I think I think Miami has a lot of layers of history… There's always been cultures that had to coexist over here, whether it was the Natives or the Spaniards or then the Seminoles or the Caribbeans or the Bahamians – everybody had to always cohabitate with each other. And it just became this melting pot of rich culture. And I think that that's why it's so vibrant. I think that that's where the strength of the city comes from, from the unity and the diversity that this city represents.

My mother was an artist. As I moved around different countries with her, she always had an art studio. So at one point I decided I wanted to be an artist except, you know, I didn't have her skills. She's a very talented artist. She knows how to draw figuratively. Like, she could draw you in a second. But for me, that doesn't come as natural. My talent is creativity. So I just started doing art in the streets… Hanging out with kids when I was really young in France, I would, paint on walls and with spray cans, I would write my name and… It gave me a creative outlet. You know, picking the colors of the letters, learning about style, learning about composition, learning about space. 

For me, voting is a very new thing… The first time I voted, I was able to vote, was in 2018, and it was part of a long road of me becoming American by paper. You know, I've always felt American for a long time, but officially I didn't become American until I got naturalized. And part of the privilege that you have as a citizen is to vote. Voting is your voice, however small it might be, or it might feel that it is, within the big picture. It is important to exercise it because if we don't exercise it, we don't have a voice. Being able to say who you want to be [making] decisions that would affect you is the most important part about living in a democracy. And to me, democracy is the only way that I would want to live. So that is why voting is so important, because voting guarantees that we have a democracy.

Voting guarantees that people are held accountable – the officials, the politicians that run the city, that run the state, that run the country – these politicians have influence in the way you live your life. If you don't hold them accountable by voting, it's like there's no consequences for them. And if there's no consequences, they will do things that they're not supposed to, because that's human nature. Voting systems are put in place to hold politicians accountable. And that's what you're doing when you vote. And it's a privilege to be able to vote… Not every country in this world has that privilege. So it's like anything – you take things for granted because they're there. But the second that they're not there, you realize how important they are. But we don't want them taken away from us for people to realize that. So we've got to remind everybody they got to vote. 

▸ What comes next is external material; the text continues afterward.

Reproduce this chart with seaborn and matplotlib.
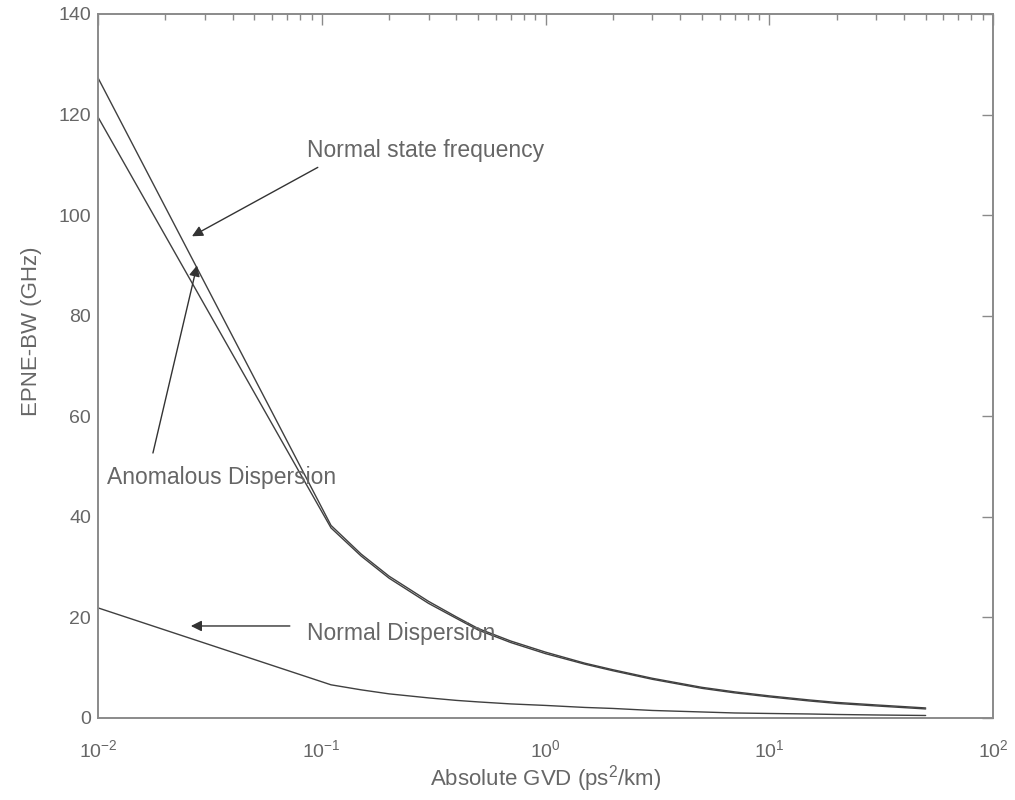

I sometimes I call United States the bubble. When you're born in the bubble and you never get out of the bubble, you don't realize how beautiful the bubble is and how people outside the bubble look at it. There's some people that look at it negatively, but most of the world looks at the United States as the shining example of what a country should be. And to me, in my experience, it is that. It is the shining example where if you work hard and you're honest, you could achieve whatever you want. And that's what's beautiful about this place. It doesn't matter who you are or where you're from or what you look like, you can make it here and anybody can make it here if you work hard enough for it. And I think that maybe not everything about that is being [put] in jeopardy in this voting season. But a lot of it is – a lot of things about United States that we take for granted are in the voting ballots or are [on] the line in this voting season. So that's why I think it's important to vote to keep United States being the shining light that it's always been and it should always be. But that doesn't stay like that automatically. You've got to vote for that to happen. 

Social justice is very important. I think that that's been in the foreground in my mind. I think that the environment and what we're doing to this planet is one of the most important things for me personally, because I'm in the water all the time. So for me, I see what's happening in the water, how dystopian the corals are, how little fish there is out there… in Biscayne Bay, which just had a lot of fish die. And it has to do with pollution and human activity and we're all part of it – I'm part of it. So I think that we've got to organize as a population to make changes… I think that the way that immigrants are treated in this country at the moment – it's not right. It's not the tradition of this country. This country was made by immigrants for immigrants. And I think that it has to go back to what it's always been. The only people that are not immigrants in this country are Native Americans. And I think that, you know, everyone else is here as an immigrant – first generation, second generation, third generation, fourth generation, whatever generation it is. But we're all immigrants and we all are equal. So that's the way we should all be treated. Whether you're a first generation immigrant or you're a fourth generation immigrant. And I think that the president of this country should share those thoughts. But that's just my opinion. And I'm going to voice my opinion by voting.